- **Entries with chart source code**
=-=-=

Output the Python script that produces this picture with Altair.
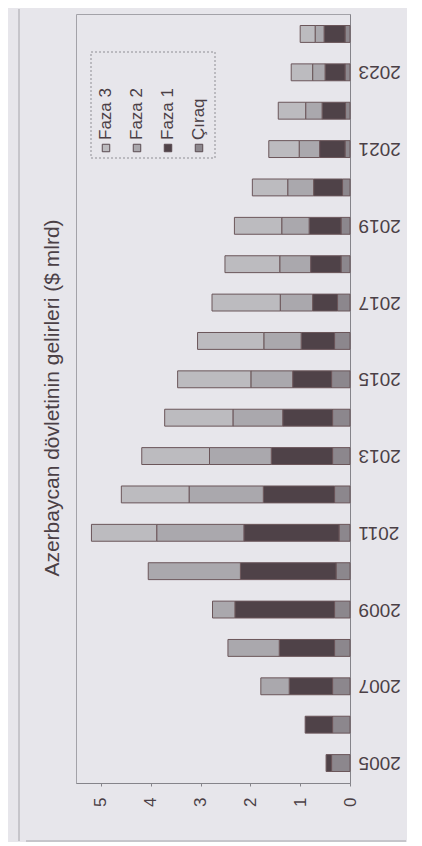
import altair as alt
import pandas as pd

# ---- data ($ mlrd) ----
years = list(range(2005, 2025))
chiraq = [0.37, 0.35, 0.35, 0.31, 0.31, 0.28, 0.22, 0.31, 0.35, 0.35,
          0.37, 0.31, 0.25, 0.18, 0.18, 0.15, 0.10, 0.09, 0.10, 0.10]
faza1 = [0.11, 0.55, 0.87, 1.11, 2.00, 1.92, 1.91, 1.43, 1.23, 1.00,
         0.78, 0.67, 0.50, 0.61, 0.64, 0.58, 0.51, 0.47, 0.40, 0.42]
faza2 = [0.00, 0.00, 0.57, 1.03, 0.45, 1.85, 1.75, 1.49, 1.24, 1.00,
         0.84, 0.75, 0.65, 0.62, 0.55, 0.52, 0.41, 0.33, 0.25, 0.18]
faza3 = [0.00, 0.00, 0.00, 0.00, 0.00, 0.00, 1.31, 1.36, 1.36, 1.37,
         1.47, 1.33, 1.37, 1.10, 0.95, 0.71, 0.61, 0.55, 0.43, 0.30]

series_names = ["Çıraq", "Faza 1", "Faza 2", "Faza 3"]
series_colors = ["#8c878d", "#4f4248", "#aaa8ad", "#bcbbbf"]
legend_order = ["Faza 3", "Faza 2", "Faza 1", "Çıraq"]
value_ticks = [0, 1, 2, 3, 4, 5]
title_text = ["Azerbaycan dövletinin gelirleri ($ mlrd)"]

FONT = "Liberation Sans"
INK = "#4b4046"

rows = []
for si, (name, vals) in enumerate(zip(series_names, [chiraq, faza1, faza2, faza3])):
    for yr, v in zip(years, vals):
        if v > 0:
            rows.append({"year": yr, "series": name, "value": v, "ord": si})
df = pd.DataFrame(rows)

color = alt.Color("series:N",
                  scale=alt.Scale(domain=series_names, range=series_colors),
                  legend=None)

bars = alt.Chart(df).mark_bar(stroke="#6b565a", strokeWidth=1).encode(
    x=alt.X("value:Q", stack="zero",
            scale=alt.Scale(domain=[0, 5.5], reverse=True, nice=False),
            axis=alt.Axis(values=value_ticks, title=None, orient="bottom",
                          labelAngle=-90, labelAlign="right", labelBaseline="middle",
                          grid=False, tickSize=3, labelPadding=11,
                          labelFontSize=17, labelFont=FONT, labelColor=INK,
                          domainColor="#85848a", tickColor="#85848a")),
    y=alt.Y("year:O", sort="descending",
            scale=alt.Scale(paddingInner=0.56, paddingOuter=0.3),
            axis=alt.Axis(orient="right", title=None, labelAngle=180,
                          labelAlign="right", labelBaseline="middle",
                          labelExpr="datum.value % 2 == 1 ? datum.label : ''",
                          ticks=False, labelPadding=8,
                          labelFontSize=19, labelFont=FONT, labelColor=INK,
                          domainColor="#85848a")),
    color=color,
    order=alt.Order("ord:Q"),
)

leg = alt.Chart(pd.DataFrame({"series": legend_order})).transform_window(
    idx="row_number()"
).transform_calculate(lx="30 + 31 * (datum.idx - 1)")

swatches = leg.mark_square(size=56, stroke="#5a4a50", strokeWidth=1, opacity=1).encode(
    x=alt.X("lx:Q", scale=None, axis=None),
    y=alt.value(134),
    color=color,
)
labels = leg.mark_text(angle=270, align="left", baseline="middle",
                       fontSize=17, font=FONT, color=INK).encode(
    x=alt.X("lx:Q", scale=None, axis=None),
    y=alt.value(126),
    text="series:N",
)
blank = alt.Data(values=[{}])
box = alt.Chart(blank).mark_rect(fill="transparent", stroke="#8f8e94",
                                 strokeDash=[2, 2], strokeWidth=1).encode(
    x=alt.value(15), x2=alt.value(139), y=alt.value(38), y2=alt.value(144))
frame_left = alt.Chart(blank).mark_rule(color="#a5a4aa", strokeWidth=1).encode(
    x=alt.value(-57), y=alt.value(-5), y2=alt.value(827))
frame_bottom = alt.Chart(blank).mark_rule(color="#a5a4aa", strokeWidth=1).encode(
    x=alt.value(-50), x2=alt.value(330), y=alt.value(827))
title = alt.Chart(pd.DataFrame({"t": title_text})).mark_text(
    angle=270, align="center", baseline="middle", fontSize=21, font=FONT, color=INK
).encode(x=alt.value(-23), y=alt.value(384), text="t:N")

chart = alt.layer(frame_left, frame_bottom, title, bars, box, swatches, labels).properties(
    width=274, height=769,
    padding={"left": 10, "top": 0, "right": 0, "bottom": 0},
    background="#e7e6eb",
).configure_view(stroke="#a3a2a8", strokeWidth=1)

chart.save("out.html", embed_options={"renderer": "svg", "actions": False})
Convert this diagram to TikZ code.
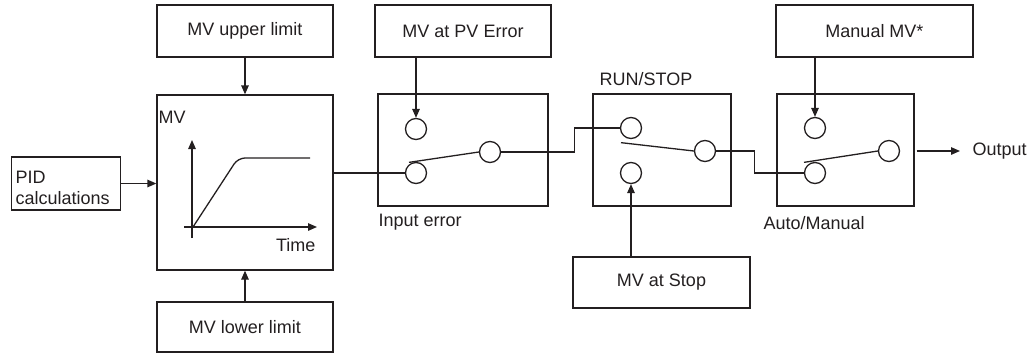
\documentclass[tikz,border=0pt]{standalone}
\usepackage{fontspec}
\setmainfont{Liberation Sans}
\usetikzlibrary{arrows.meta,calc}
\definecolor{ink}{HTML}{231F20}
\begin{document}
\begin{tikzpicture}[x=1pt,y=-1pt,line width=1.3pt,color=ink,
  every node/.style={font=\fontsize{18}{21}\selectfont,text=ink},
  box/.style={draw,rectangle,inner sep=0pt},
  sw/.style={draw,circle,minimum size=21pt,inner sep=0pt},
  lbl/.style={inner sep=0pt},
  arr/.style={-{Triangle[length=9pt,width=7.5pt]}}]
\useasboundingbox (0,0) rectangle (1034,354);
% boxes
\node[box,minimum width=176pt,minimum height=52pt] (upper) at (245,31) {MV upper limit};
\node[box,minimum width=176pt,minimum height=175pt] (main) at (245,182.5) {};
\node[box,minimum width=176pt,minimum height=50pt] (lower) at (245,327) {MV lower limit};
\node[box,minimum width=109pt,minimum height=53pt,anchor=west] (pid) at (11,183.5) {};
\node[lbl,align=left,anchor=west] (pidt) at (15,188) {PID\\calculations};
\node[box,minimum width=176pt,minimum height=52pt] (pverr) at (463,31) {MV at PV Error};
\node[box,minimum width=170pt,minimum height=112pt] (iebox) at (463,150) {};
\node[box,minimum width=138pt,minimum height=112pt] (rsbox) at (662,150) {};
\node[box,minimum width=177pt,minimum height=51pt] (stop) at (661.5,282.5) {MV at Stop};
\node[box,minimum width=197pt,minimum height=52pt] (manual) at (874.5,31) {Manual MV*};
\node[box,minimum width=137pt,minimum height=112pt] (ambox) at (845.5,150) {};
% labels
\node[lbl,anchor=west] (mvl) at (158,117) {MV};
\node[lbl,anchor=east] (timel) at (316,245) {Time};
\node[lbl,anchor=west] (iel) at (378,222) {Input error};
\node[lbl,anchor=west] (rsl) at (599,79) {RUN/STOP};
\node[lbl,anchor=west] (aml) at (763,223) {Auto/Manual};
\node[lbl,anchor=west] (out) at (972,151) {Output};
% switch contacts
\node[sw] (ie1) at (416,129) {};
\node[sw] (ie2) at (416,173) {};
\node[sw] (ie3) at (490,152) {};
\node[sw] (rs1) at (631,128) {};
\node[sw] (rs2) at (631,173) {};
\node[sw] (rs3) at (705,151) {};
\node[sw] (am1) at (815,128) {};
\node[sw] (am2) at (815,173) {};
\node[sw] (am3) at (889,151) {};
% graph inside main box
\coordinate (yb) at (192,238);
\coordinate (yt) at (192,140);
\coordinate (xl) at (184,227);
\coordinate (xr) at (317,227);
\draw[arr] (yb) -- (yt);
\draw[arr] (xl) -- (xr);
\draw[rounded corners=7pt] (193,227) -- (238,158) -- (310,158);
% connectors
\draw[arr] (upper.south) -- (main.north);
\draw[arr] (lower.north) -- (main.south);
\draw[arr] (pid.east) -- (main.west |- pid.east);
\draw (main.east |- ie2) -- (ie2.west);
\draw[arr] (pverr.south -| ie1) -- (ie1.north);
\draw ($(ie2.north)+(-7,0.5)$) -- (ie3.west);
\draw (ie3.east) -- ++(73,0) |- (rs1.west);
\draw ($(rs1.south)+(-10,3.5)$) -- (rs3.west);
\draw[arr] (stop.north -| rs2) -- (rs2.south);
\draw (rs3.east) -- ++(38.5,0) |- (am2.west);
\draw[arr] (manual.south -| am1) -- (am1.north);
\draw ($(am2.north)+(-11,0.5)$) -- (am3.west);
\draw[arr,shorten >=12pt] ($(ambox.east |- am3)+(2,0)$) -- (out.west);
\end{tikzpicture}
\end{document}
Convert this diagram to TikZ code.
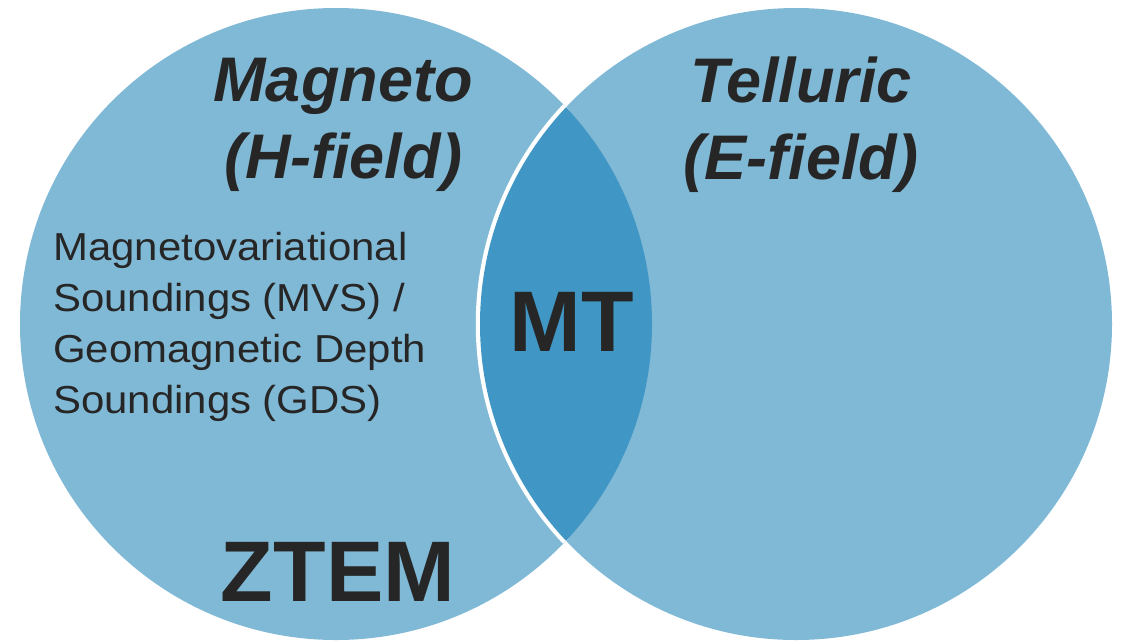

=-=-=

- **PROBLEM REQUIREMENTS**
Starting with the first line of the data above and ending with the line containing "legend=None)", please restate every line exactly, leaving images out.

- **RESULT FOR THIS EXERCISE**
Output the Python script that produces this picture with Altair.
import altair as alt
import pandas as pd

# ---- data ($ mlrd) ----
years = list(range(2005, 2025))
chiraq = [0.37, 0.35, 0.35, 0.31, 0.31, 0.28, 0.22, 0.31, 0.35, 0.35,
          0.37, 0.31, 0.25, 0.18, 0.18, 0.15, 0.10, 0.09, 0.10, 0.10]
faza1 = [0.11, 0.55, 0.87, 1.11, 2.00, 1.92, 1.91, 1.43, 1.23, 1.00,
         0.78, 0.67, 0.50, 0.61, 0.64, 0.58, 0.51, 0.47, 0.40, 0.42]
faza2 = [0.00, 0.00, 0.57, 1.03, 0.45, 1.85, 1.75, 1.49, 1.24, 1.00,
         0.84, 0.75, 0.65, 0.62, 0.55, 0.52, 0.41, 0.33, 0.25, 0.18]
faza3 = [0.00, 0.00, 0.00, 0.00, 0.00, 0.00, 1.31, 1.36, 1.36, 1.37,
         1.47, 1.33, 1.37, 1.10, 0.95, 0.71, 0.61, 0.55, 0.43, 0.30]

series_names = ["Çıraq", "Faza 1", "Faza 2", "Faza 3"]
series_colors = ["#8c878d", "#4f4248", "#aaa8ad", "#bcbbbf"]
legend_order = ["Faza 3", "Faza 2", "Faza 1", "Çıraq"]
value_ticks = [0, 1, 2, 3, 4, 5]
title_text = ["Azerbaycan dövletinin gelirleri ($ mlrd)"]

FONT = "Liberation Sans"
INK = "#4b4046"

rows = []
for si, (name, vals) in enumerate(zip(series_names, [chiraq, faza1, faza2, faza3])):
    for yr, v in zip(years, vals):
        if v > 0:
            rows.append({"year": yr, "series": name, "value": v, "ord": si})
df = pd.DataFrame(rows)

color = alt.Color("series:N",
                  scale=alt.Scale(domain=series_names, range=series_colors),
                  legend=None)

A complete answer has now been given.